### What the exercise asks
Quote exactly, and only, the lines from the one with "Output the web" down to the one with "const data = years.map((year, i)", both included.

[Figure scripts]
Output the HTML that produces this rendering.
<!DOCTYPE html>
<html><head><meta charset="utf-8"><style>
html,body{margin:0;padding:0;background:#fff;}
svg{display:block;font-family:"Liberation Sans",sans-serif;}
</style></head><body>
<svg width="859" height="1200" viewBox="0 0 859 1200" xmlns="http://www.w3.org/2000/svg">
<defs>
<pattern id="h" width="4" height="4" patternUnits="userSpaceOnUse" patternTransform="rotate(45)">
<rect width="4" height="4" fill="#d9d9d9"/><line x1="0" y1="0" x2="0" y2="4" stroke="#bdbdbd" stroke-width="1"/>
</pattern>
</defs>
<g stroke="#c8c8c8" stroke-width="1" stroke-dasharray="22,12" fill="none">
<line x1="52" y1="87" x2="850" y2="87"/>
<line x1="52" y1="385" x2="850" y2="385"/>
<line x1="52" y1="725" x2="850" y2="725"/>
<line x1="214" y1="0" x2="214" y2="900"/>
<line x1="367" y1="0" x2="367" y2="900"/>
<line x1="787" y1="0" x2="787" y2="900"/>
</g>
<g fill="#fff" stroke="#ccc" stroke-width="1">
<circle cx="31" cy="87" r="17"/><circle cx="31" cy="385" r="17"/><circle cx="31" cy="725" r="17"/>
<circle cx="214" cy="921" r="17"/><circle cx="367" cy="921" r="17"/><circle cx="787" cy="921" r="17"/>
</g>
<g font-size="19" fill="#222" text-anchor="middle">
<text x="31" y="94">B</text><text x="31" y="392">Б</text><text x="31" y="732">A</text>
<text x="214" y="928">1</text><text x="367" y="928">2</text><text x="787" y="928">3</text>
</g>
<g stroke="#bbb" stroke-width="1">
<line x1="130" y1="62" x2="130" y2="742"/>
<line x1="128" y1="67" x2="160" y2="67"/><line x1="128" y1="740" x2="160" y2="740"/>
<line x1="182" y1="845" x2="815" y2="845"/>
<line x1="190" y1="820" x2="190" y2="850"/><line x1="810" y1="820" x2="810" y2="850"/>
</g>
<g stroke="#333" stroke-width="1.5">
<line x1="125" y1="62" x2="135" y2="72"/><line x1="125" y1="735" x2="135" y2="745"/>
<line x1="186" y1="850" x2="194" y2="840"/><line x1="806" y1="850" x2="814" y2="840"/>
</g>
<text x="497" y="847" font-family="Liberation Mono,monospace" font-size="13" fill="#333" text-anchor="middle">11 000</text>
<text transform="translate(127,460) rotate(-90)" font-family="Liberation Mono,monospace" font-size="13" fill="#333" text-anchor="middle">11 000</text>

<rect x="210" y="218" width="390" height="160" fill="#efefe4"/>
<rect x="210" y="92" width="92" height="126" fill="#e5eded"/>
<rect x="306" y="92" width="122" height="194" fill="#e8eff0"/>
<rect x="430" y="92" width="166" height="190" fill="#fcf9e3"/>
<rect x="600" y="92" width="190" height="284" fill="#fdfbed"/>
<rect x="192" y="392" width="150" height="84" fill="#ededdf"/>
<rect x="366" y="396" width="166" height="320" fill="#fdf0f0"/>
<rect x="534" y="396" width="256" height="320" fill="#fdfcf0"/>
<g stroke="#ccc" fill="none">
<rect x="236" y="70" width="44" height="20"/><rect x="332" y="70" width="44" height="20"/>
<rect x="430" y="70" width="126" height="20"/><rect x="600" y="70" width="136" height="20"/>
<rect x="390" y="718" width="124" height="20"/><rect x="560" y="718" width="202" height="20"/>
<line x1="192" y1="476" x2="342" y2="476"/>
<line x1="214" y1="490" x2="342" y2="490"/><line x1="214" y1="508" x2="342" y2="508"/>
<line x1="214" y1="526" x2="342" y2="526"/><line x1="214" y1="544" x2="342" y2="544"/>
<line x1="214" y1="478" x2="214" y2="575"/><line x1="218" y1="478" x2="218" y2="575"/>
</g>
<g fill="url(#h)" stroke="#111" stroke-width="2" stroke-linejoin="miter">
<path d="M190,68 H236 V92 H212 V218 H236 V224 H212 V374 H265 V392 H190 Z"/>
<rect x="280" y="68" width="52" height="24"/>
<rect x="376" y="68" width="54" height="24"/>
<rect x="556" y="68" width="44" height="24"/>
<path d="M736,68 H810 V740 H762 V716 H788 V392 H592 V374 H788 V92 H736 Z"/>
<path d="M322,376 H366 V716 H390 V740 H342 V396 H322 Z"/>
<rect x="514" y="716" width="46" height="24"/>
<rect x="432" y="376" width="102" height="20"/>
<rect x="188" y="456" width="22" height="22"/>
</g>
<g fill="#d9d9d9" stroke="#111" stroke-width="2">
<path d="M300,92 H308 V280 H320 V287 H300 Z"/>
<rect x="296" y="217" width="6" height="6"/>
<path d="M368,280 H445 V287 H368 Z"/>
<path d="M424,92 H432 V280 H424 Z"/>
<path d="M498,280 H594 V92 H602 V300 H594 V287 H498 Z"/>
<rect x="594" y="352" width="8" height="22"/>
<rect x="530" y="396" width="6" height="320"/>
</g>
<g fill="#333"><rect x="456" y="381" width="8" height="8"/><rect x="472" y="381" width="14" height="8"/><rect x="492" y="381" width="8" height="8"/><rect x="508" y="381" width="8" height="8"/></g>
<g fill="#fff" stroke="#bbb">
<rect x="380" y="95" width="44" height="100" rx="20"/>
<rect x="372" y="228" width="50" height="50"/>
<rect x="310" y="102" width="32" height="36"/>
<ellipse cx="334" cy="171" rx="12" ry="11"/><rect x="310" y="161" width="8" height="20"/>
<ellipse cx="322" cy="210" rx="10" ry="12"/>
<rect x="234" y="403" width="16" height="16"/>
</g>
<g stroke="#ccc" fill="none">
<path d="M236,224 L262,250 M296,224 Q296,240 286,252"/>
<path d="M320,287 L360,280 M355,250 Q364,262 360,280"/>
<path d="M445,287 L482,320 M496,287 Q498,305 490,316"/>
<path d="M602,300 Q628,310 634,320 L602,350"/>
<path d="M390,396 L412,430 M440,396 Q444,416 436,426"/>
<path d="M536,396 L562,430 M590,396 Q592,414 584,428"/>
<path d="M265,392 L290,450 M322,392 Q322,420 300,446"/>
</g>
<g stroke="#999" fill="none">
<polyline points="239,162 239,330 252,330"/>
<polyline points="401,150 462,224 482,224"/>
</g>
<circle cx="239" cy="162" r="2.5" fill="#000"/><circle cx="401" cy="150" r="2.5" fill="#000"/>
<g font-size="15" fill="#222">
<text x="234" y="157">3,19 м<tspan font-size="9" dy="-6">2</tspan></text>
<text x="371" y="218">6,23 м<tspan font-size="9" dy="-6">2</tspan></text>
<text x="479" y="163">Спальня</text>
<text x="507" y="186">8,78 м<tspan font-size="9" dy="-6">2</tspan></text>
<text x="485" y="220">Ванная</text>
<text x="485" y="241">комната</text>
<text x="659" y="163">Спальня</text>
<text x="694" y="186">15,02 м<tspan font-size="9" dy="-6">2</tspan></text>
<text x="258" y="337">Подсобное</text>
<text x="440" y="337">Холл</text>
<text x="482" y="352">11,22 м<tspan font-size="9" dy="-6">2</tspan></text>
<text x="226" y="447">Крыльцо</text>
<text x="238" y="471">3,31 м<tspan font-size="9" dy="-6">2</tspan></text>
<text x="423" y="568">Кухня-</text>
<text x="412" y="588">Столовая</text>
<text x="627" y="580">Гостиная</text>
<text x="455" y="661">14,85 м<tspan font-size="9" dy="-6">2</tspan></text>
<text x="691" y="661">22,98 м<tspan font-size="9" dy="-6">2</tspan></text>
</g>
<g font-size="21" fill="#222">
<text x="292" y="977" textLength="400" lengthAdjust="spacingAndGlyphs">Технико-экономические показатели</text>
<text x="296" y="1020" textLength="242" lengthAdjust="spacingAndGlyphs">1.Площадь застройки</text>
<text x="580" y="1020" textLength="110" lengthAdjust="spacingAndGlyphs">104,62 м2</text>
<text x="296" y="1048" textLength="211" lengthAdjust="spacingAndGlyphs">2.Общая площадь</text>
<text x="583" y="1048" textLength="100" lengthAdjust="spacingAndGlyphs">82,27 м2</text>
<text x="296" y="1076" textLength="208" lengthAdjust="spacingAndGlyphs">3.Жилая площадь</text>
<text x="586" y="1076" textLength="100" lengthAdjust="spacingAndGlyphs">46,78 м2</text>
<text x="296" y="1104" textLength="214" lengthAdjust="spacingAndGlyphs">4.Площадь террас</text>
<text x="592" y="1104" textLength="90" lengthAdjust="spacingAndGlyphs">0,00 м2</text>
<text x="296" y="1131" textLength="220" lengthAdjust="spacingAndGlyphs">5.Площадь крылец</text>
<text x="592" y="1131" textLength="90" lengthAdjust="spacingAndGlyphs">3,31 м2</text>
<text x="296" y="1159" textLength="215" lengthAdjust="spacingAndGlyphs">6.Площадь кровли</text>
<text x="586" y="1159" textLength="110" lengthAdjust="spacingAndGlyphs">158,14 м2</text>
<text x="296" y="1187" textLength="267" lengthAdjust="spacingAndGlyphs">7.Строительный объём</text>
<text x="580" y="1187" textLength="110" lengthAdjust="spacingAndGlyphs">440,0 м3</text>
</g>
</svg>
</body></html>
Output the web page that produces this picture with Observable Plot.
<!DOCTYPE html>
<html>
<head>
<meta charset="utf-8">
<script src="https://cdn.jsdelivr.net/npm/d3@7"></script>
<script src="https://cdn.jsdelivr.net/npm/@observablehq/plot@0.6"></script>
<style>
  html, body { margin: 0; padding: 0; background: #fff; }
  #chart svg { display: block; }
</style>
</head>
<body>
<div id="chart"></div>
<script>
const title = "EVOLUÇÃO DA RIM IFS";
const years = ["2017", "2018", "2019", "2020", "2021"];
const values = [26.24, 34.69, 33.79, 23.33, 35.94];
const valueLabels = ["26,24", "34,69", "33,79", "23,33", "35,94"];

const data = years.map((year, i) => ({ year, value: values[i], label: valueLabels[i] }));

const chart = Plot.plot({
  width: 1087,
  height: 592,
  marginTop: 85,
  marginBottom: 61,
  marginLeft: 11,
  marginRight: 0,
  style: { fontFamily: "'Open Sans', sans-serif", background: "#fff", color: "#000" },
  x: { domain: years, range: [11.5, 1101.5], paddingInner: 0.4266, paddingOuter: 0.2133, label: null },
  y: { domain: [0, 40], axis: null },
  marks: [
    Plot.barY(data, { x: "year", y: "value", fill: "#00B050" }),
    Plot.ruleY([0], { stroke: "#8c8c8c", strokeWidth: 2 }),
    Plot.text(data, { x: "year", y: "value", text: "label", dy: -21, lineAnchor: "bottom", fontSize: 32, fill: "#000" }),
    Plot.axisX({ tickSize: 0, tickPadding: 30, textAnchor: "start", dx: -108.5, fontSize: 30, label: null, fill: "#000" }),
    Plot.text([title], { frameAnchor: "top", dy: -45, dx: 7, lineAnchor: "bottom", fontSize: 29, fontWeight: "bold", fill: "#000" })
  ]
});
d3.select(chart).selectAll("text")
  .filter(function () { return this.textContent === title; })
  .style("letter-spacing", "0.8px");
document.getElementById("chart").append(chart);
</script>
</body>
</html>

### Answer
Output the web page that produces this picture with Observable Plot.
<!DOCTYPE html>
<html>
<head>
<meta charset="utf-8">
<script src="https://cdn.jsdelivr.net/npm/d3@7"></script>
<script src="https://cdn.jsdelivr.net/npm/@observablehq/plot@0.6"></script>
<style>
  html, body { margin: 0; padding: 0; background: #fff; }
  #chart svg { display: block; }
</style>
</head>
<body>
<div id="chart"></div>
<script>
const title = "EVOLUÇÃO DA RIM IFS";
const years = ["2017", "2018", "2019", "2020", "2021"];
const values = [26.24, 34.69, 33.79, 23.33, 35.94];
const valueLabels = ["26,24", "34,69", "33,79", "23,33", "35,94"];

const data = years.map((year, i) => ({ year, value: values[i], label: valueLabels[i] }));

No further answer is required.